If you’re short on space, all you need is a rug and a shelf. A rug so that people can wipe their shoes off and have a shelf so they can stack their shoes. A shelf will also provide space in your house for miscellaneous items.

Stairwell Cubby

If your entryway is next to a stairwell then you’re in luck. People create little closets under their stairs. Well, it works better as a closet than a bedroom, so use one for your shoes!

Frequently Asked Questions (FAQ)FAQ

How Much Does It Cost To Add A Mudroom?

Most house owners spend between $8,000 and $16,000 for a 50-square foot mud room addition, at an average of $12,000. You could pay as low as $4,500 for a space of equal size, but larger rooms or bump-out additions could run upwards of $30,000.

How Much Do Mudroom Cabinets Cost?

The cost to install cabinets in your mud room would be between $500 to $1,200 per foot. Steel cabinets would run between $1,000 to $1,500 per foot. For a 6-foot wall, you could pay between $3,000 and $9,000.

How Much Does It Cost To Add A Mudroom In A Garage? 

Adding a small mudroom inside the garage will cost between $8,000 and $16,000. Expect a lower price when adding basic changes, and higher costs when adding a wall. The cost to install a new wall would be $1,800 on average.

Before you begin, you’ll need to measure everything in your house. How high is your ceiling? What is the width of your floor space? Such measurements are important. At the end of the day, your mudroom should be functional. 

Does A Mudroom Add Value?

Mudrooms are functional. The rooms offer organization and storage to potential house buyers. Not only does it add value, but it helps protect your home. If you have renovated or are planning to remodel, you’ll want to maintain your home’s value.
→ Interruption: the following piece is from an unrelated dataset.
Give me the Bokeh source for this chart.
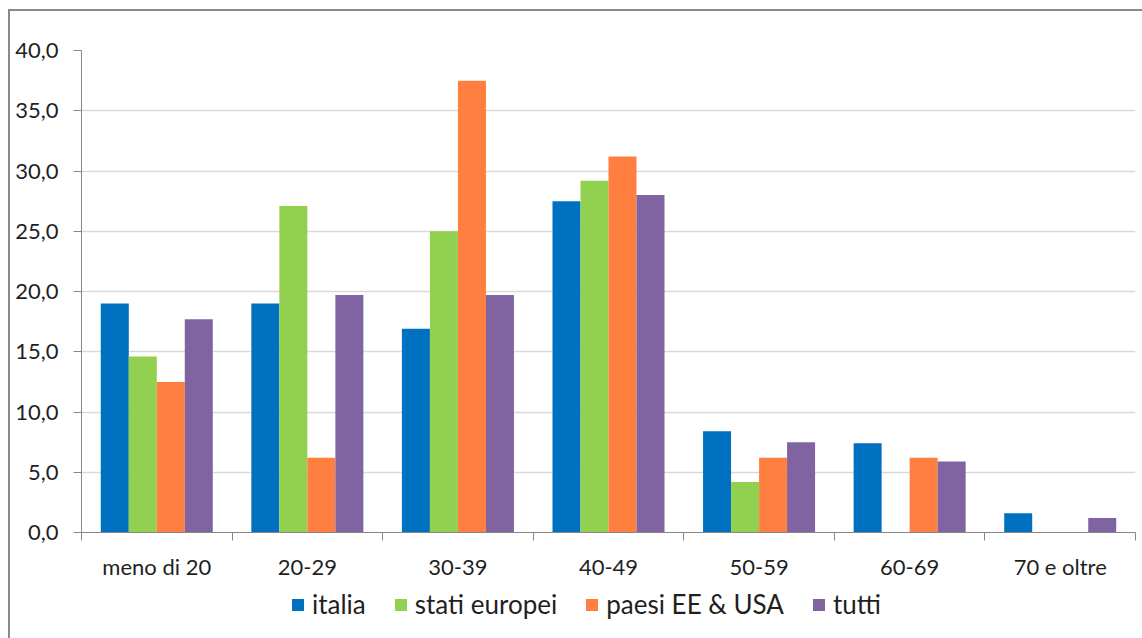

Do They Make 3D Entryway Mats For Mudrooms?

Technology has arrived at the modern house. Believe it or not, 3D entryway mats are popular mud room features. They’re easy to find and come in many shapes and sizes. 

Mudroom Conclusion

No matter what you decide, if you like your mud room, entryway, or laundry room, nothing else matters. With mudroom ideas for your house, it’s anything goes. After all, it’s a mudroom, which means it doesn’t get more informal. Interior design is about expressing yourself and doing what you want and not what social media tells you to do.